Can you give a little background about how you got involved in
I grew up playing soccer over the course of my younger years and dabbled in running a little bit as well. My first real race was in the third grade at the Christmas Jingle Bell Jog where I took third overall, but I really didn’t get back to running seriously until the summer of my junior year at Boerne High School. We had a great team, with some talented runners, and it was under my high school coach Dave Fulkerson, that we won a couple of state titles in cross country. At the time I didn’t realize it, but now I know my high school coach, and teammates were a huge part of developing the discipline necessary to further my running career.
How does one train for the sport of mountain running in Austin? What does that look like?
To train for mountain running, you have to find the biggest, baddest hills in the city and surrounding areas, and just aim for doing repeats on them. You can’t realistically climb more than 500-800 feet at a time, in a half a mile distance, and at an elevation of only 1,000 feet above sea level. So I have to substitute by adding in long tempos through hilly sections. That will help build a strong aerobic base while utilizing climbing as well.
Do you also have train elsewhere to prepare for the low air density and high elevation, or can it all be done in Austin?
It’s pretty hard to mimic altitude training here in Austin, but luckily we have humidity. Humidity has similar effects that altitude does. The more moisture in the air, the less oxygen, the harder to breathe. I have made a couple of trips out to Colorado, but you really need to spend a couple of months to see any real benefit of altitude training.
How many miles a week on average do you run/train? How quickly do you cycle through shoes?
When I am running short distance races, I typically keep my miles fairly conservative at 70-85 per week. But once I start building for a fall or winter marathon, I build my mileage up to about 75-110 miles per week. I typically rotate shoes out around 300-500 miles. I go through shoes fairly quickly when building for marathons.
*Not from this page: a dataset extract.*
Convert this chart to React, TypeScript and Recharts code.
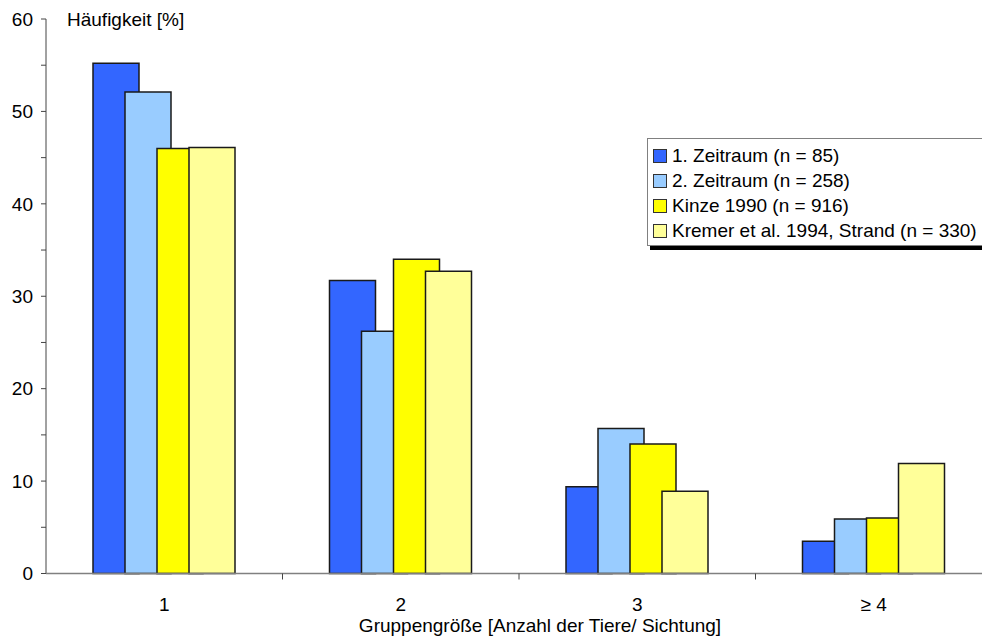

What does rest and recovery look like?
I work full time, so I typically don’t get the rest and recovery that I would like to get. I am up pretty early to get my run in before work, get a full day in at work, head home and spend time with my darlin’, and also try to squeeze some time working on some of my vintage vehicles.
How do you fuel for training and races and also during races?
I like to live by the 90/10 rule. Ninety percent of the time you are eating well, ten percent of the time, it’s whatever. I also like to keep it as simple as possible and think of food as fuel—unless it’s tortilla chips or cookies. My diet typically consists of getting as many calories as I can. Good beer, good food, and good tacos is what I typically eat. The longer the race, I will typically take in more hydration and/or gels. Before a race I will usually have some sort of simple meal like oatmeal, or rice and eggs.
What’s your favorite part about competing?
My favorite part about competing is trying to get your body into that deep dark place that you couldn’t put yourself in during training. To really push your limits, to see what you can do. Sometimes you come up short, but there is always the next one.
What does it mean to be able to represent the U.S. in this sport?
Representing the U.S. was my first goal after I finished college. To be able to compete in the red, white, and blue is something you dream about as a young runner, and I wear that jersey with pride.
What has been the most rewarding thing about being on the team?
Winning gold at the World Mountain Running Championships in Bulgaria in 2016 has been the most rewarding thing thus far. It has been equally rewarding meeting new friends on the team, and from other countries.
What specifically are you looking forward to the most about the upcoming championships in Andorra?
I am looking forward to competing for another gold with my teammates. Running is such an individual sport, to be able to work with a team for a common goal is something that really excites me.
Last but not least, what is your favorite thing about living in Austin and what do you like to do for fun here?
I love the running community in this town, the tacos, and the spirit of Austin. I run for fun, rebuild classic vehicles and rent them out, and spend time with the people I love! I am a Texan through and through, and I love this city.